Given exercise :: Within the material below, locate the line with "The picture is" and the line with "[29.3,30.8],[22.3,26.7],[15.3,26.7],[30.5,26.7]];", then return those two lines and all lines between them, exactly as written.
[start Material]
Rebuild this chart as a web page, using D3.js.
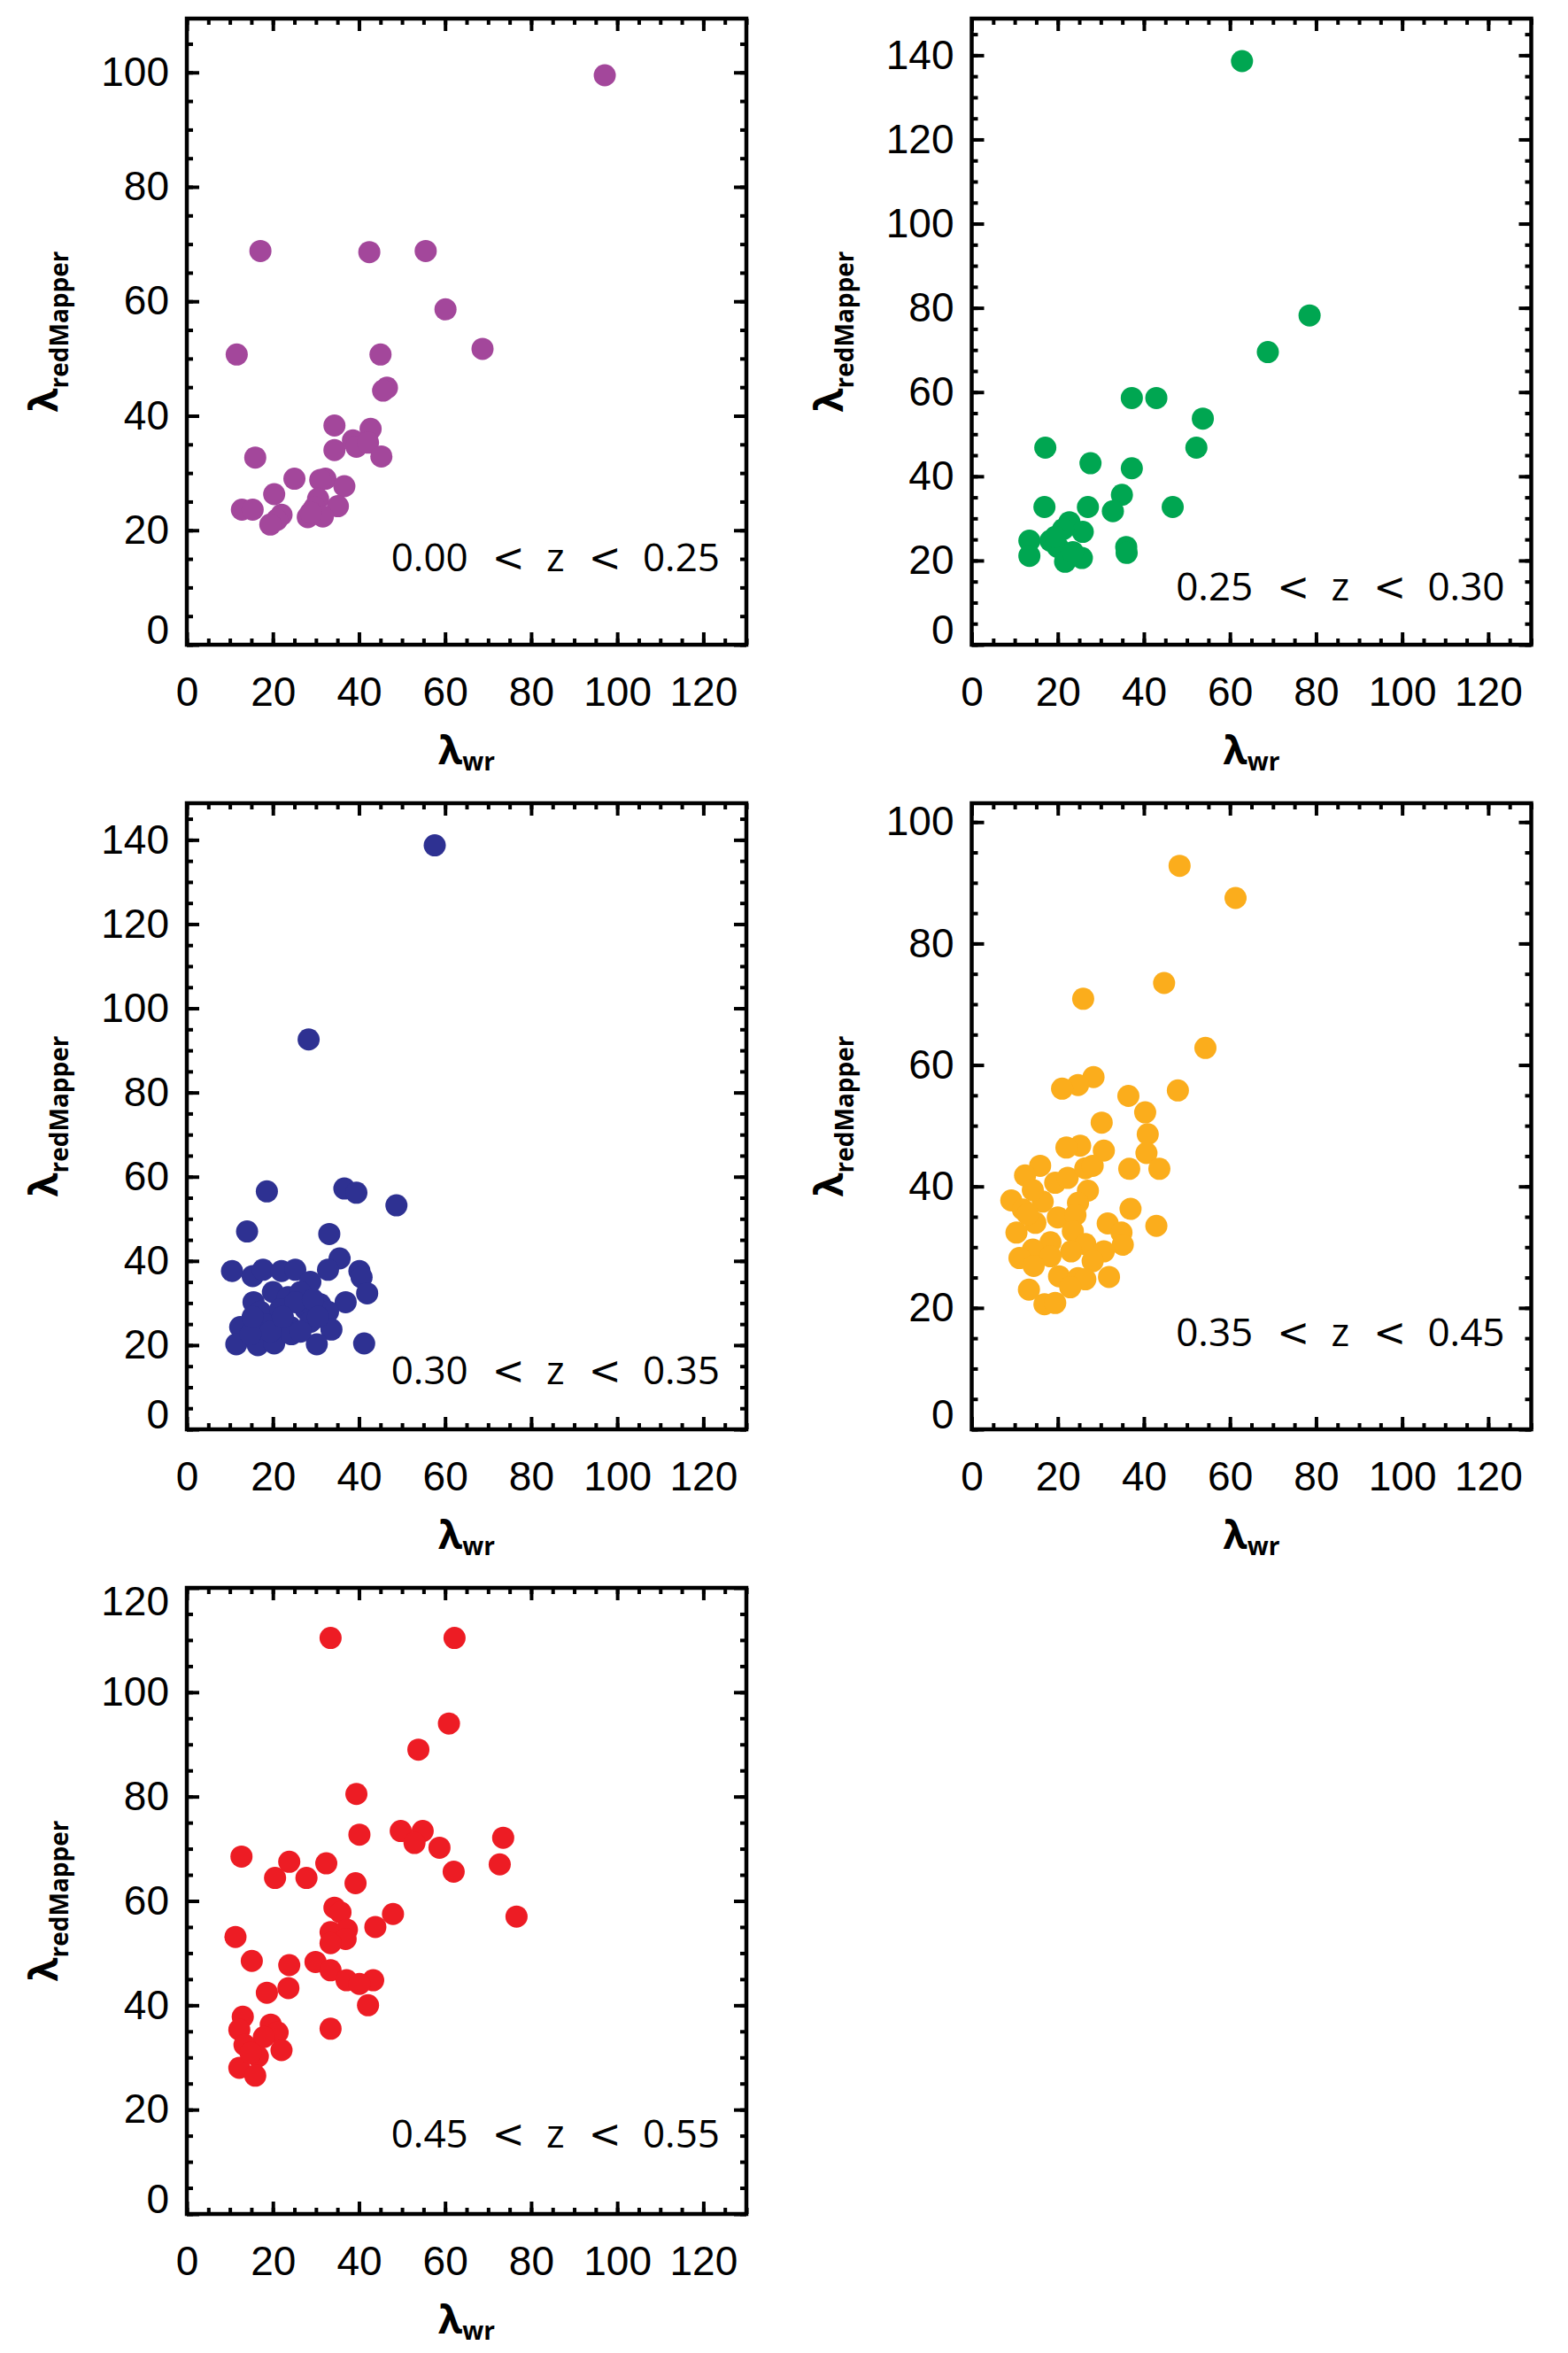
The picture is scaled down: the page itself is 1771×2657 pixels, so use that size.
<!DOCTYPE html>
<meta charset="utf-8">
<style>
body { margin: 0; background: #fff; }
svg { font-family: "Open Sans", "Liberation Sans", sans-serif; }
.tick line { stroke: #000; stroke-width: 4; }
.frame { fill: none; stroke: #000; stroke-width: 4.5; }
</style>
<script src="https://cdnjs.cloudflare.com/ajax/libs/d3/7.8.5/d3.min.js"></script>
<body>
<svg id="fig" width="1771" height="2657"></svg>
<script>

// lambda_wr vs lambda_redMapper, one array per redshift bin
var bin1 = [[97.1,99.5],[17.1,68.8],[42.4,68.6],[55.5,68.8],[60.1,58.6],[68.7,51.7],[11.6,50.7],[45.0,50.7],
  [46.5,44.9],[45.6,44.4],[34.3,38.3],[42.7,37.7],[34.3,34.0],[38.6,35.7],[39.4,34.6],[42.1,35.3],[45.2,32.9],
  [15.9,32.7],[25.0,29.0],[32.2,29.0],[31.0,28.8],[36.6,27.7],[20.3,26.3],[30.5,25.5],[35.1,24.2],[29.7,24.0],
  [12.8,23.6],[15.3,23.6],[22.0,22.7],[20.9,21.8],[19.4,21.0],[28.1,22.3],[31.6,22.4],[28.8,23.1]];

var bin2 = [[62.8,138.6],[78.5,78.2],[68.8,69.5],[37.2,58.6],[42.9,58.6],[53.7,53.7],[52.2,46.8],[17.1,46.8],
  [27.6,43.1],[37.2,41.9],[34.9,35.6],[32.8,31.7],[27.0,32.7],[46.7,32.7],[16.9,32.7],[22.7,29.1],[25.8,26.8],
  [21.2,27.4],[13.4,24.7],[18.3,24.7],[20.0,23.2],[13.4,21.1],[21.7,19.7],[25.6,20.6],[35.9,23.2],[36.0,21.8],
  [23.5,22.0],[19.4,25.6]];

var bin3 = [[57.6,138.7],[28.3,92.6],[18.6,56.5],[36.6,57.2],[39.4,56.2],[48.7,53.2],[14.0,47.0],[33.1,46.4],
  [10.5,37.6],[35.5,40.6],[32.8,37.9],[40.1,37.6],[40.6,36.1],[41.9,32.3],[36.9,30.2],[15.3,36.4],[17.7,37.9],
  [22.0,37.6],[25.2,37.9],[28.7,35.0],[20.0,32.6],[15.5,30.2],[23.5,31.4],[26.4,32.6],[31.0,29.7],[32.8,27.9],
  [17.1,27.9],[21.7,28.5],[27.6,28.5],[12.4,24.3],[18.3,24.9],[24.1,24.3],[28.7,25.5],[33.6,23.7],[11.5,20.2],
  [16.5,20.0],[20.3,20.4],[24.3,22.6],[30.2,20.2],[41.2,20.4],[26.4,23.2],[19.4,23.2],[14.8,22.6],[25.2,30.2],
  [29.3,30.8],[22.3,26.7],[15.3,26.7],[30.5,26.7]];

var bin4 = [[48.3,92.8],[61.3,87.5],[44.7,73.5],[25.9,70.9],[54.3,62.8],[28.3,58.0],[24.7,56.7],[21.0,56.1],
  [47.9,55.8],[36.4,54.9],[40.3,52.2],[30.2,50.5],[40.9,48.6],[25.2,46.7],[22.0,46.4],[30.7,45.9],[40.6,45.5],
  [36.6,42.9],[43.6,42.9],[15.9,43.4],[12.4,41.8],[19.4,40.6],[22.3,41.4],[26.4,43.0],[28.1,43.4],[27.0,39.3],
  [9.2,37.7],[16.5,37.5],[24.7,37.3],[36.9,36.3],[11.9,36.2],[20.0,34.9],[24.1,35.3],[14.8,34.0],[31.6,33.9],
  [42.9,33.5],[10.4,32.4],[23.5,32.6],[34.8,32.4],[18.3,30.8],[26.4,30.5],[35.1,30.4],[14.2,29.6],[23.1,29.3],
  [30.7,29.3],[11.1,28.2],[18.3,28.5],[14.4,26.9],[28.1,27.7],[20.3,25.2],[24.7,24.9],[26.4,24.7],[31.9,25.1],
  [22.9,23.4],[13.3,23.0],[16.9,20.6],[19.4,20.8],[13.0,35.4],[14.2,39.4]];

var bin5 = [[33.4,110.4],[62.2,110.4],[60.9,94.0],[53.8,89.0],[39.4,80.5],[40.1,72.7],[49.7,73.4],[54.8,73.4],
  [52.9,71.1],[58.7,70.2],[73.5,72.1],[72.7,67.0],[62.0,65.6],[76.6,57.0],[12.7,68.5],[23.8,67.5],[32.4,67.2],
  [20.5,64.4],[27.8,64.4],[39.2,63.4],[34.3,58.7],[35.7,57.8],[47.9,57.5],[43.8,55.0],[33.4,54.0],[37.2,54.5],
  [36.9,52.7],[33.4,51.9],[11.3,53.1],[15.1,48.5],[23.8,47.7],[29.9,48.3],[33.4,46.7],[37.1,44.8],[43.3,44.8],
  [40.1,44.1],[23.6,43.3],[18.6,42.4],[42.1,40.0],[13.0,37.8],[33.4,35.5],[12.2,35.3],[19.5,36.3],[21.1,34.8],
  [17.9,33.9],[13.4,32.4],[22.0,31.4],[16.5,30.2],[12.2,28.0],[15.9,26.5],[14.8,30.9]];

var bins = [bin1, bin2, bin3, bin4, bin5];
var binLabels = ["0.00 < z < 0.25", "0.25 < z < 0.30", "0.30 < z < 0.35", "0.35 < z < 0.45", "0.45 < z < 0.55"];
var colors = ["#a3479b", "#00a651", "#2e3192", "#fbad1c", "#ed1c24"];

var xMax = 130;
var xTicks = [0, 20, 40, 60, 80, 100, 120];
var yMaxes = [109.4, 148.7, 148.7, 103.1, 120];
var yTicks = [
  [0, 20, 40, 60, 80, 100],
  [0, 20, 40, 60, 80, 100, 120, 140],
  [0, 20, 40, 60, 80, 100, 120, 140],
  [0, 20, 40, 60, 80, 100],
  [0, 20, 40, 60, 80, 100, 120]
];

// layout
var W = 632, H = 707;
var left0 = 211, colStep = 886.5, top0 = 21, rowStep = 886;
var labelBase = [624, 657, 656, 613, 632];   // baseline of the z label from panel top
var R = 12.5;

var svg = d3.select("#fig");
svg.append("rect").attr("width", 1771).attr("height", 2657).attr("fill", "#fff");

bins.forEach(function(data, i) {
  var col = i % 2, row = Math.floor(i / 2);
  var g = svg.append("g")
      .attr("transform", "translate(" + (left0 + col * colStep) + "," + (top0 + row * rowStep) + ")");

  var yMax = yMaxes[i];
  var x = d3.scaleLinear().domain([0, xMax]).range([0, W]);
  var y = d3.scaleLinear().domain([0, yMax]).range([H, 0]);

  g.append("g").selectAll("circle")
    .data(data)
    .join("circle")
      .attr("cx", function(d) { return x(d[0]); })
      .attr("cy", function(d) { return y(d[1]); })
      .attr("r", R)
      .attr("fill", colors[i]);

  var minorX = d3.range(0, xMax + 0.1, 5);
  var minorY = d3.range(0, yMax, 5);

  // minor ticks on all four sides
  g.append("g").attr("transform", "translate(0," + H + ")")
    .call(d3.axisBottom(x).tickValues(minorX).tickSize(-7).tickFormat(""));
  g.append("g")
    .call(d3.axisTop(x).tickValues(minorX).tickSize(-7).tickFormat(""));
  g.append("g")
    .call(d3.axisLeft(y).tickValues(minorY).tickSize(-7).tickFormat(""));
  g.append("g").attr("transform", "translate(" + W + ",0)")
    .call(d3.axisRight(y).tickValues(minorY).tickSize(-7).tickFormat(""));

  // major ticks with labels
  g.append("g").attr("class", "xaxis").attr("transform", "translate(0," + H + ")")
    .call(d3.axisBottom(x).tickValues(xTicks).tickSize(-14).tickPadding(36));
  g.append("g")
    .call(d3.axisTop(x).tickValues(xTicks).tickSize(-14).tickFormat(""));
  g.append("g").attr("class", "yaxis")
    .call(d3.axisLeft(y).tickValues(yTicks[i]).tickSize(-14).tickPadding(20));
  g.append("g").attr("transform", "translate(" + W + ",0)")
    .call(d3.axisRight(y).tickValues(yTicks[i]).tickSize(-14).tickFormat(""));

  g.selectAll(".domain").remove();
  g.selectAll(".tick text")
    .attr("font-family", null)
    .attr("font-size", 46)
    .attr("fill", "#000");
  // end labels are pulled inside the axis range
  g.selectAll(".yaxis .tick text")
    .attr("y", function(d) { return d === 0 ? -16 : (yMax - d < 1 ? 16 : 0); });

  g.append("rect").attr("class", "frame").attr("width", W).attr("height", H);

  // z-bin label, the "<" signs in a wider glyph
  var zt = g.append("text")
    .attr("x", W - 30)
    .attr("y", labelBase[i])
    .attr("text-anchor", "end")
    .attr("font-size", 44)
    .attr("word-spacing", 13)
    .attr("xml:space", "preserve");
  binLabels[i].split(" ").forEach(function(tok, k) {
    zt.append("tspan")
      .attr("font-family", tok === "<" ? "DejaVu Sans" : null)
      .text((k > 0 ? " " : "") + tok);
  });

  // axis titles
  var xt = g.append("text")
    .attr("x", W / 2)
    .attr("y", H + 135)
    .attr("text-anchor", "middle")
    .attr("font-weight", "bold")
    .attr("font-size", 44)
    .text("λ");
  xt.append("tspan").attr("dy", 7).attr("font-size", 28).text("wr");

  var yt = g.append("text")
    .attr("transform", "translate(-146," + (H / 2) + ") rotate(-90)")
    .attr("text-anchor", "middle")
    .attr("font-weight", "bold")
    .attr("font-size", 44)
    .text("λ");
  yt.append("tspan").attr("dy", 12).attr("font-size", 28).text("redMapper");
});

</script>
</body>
[end Material]
Exercise result ::
The picture is scaled down: the page itself is 1771×2657 pixels, so use that size.
<!DOCTYPE html>
<meta charset="utf-8">
<style>
body { margin: 0; background: #fff; }
svg { font-family: "Open Sans", "Liberation Sans", sans-serif; }
.tick line { stroke: #000; stroke-width: 4; }
.frame { fill: none; stroke: #000; stroke-width: 4.5; }
</style>
<script src="https://cdnjs.cloudflare.com/ajax/libs/d3/7.8.5/d3.min.js"></script>
<body>
<svg id="fig" width="1771" height="2657"></svg>
<script>

// lambda_wr vs lambda_redMapper, one array per redshift bin
var bin1 = [[97.1,99.5],[17.1,68.8],[42.4,68.6],[55.5,68.8],[60.1,58.6],[68.7,51.7],[11.6,50.7],[45.0,50.7],
  [46.5,44.9],[45.6,44.4],[34.3,38.3],[42.7,37.7],[34.3,34.0],[38.6,35.7],[39.4,34.6],[42.1,35.3],[45.2,32.9],
  [15.9,32.7],[25.0,29.0],[32.2,29.0],[31.0,28.8],[36.6,27.7],[20.3,26.3],[30.5,25.5],[35.1,24.2],[29.7,24.0],
  [12.8,23.6],[15.3,23.6],[22.0,22.7],[20.9,21.8],[19.4,21.0],[28.1,22.3],[31.6,22.4],[28.8,23.1]];

var bin2 = [[62.8,138.6],[78.5,78.2],[68.8,69.5],[37.2,58.6],[42.9,58.6],[53.7,53.7],[52.2,46.8],[17.1,46.8],
  [27.6,43.1],[37.2,41.9],[34.9,35.6],[32.8,31.7],[27.0,32.7],[46.7,32.7],[16.9,32.7],[22.7,29.1],[25.8,26.8],
  [21.2,27.4],[13.4,24.7],[18.3,24.7],[20.0,23.2],[13.4,21.1],[21.7,19.7],[25.6,20.6],[35.9,23.2],[36.0,21.8],
  [23.5,22.0],[19.4,25.6]];

var bin3 = [[57.6,138.7],[28.3,92.6],[18.6,56.5],[36.6,57.2],[39.4,56.2],[48.7,53.2],[14.0,47.0],[33.1,46.4],
  [10.5,37.6],[35.5,40.6],[32.8,37.9],[40.1,37.6],[40.6,36.1],[41.9,32.3],[36.9,30.2],[15.3,36.4],[17.7,37.9],
  [22.0,37.6],[25.2,37.9],[28.7,35.0],[20.0,32.6],[15.5,30.2],[23.5,31.4],[26.4,32.6],[31.0,29.7],[32.8,27.9],
  [17.1,27.9],[21.7,28.5],[27.6,28.5],[12.4,24.3],[18.3,24.9],[24.1,24.3],[28.7,25.5],[33.6,23.7],[11.5,20.2],
  [16.5,20.0],[20.3,20.4],[24.3,22.6],[30.2,20.2],[41.2,20.4],[26.4,23.2],[19.4,23.2],[14.8,22.6],[25.2,30.2],
  [29.3,30.8],[22.3,26.7],[15.3,26.7],[30.5,26.7]];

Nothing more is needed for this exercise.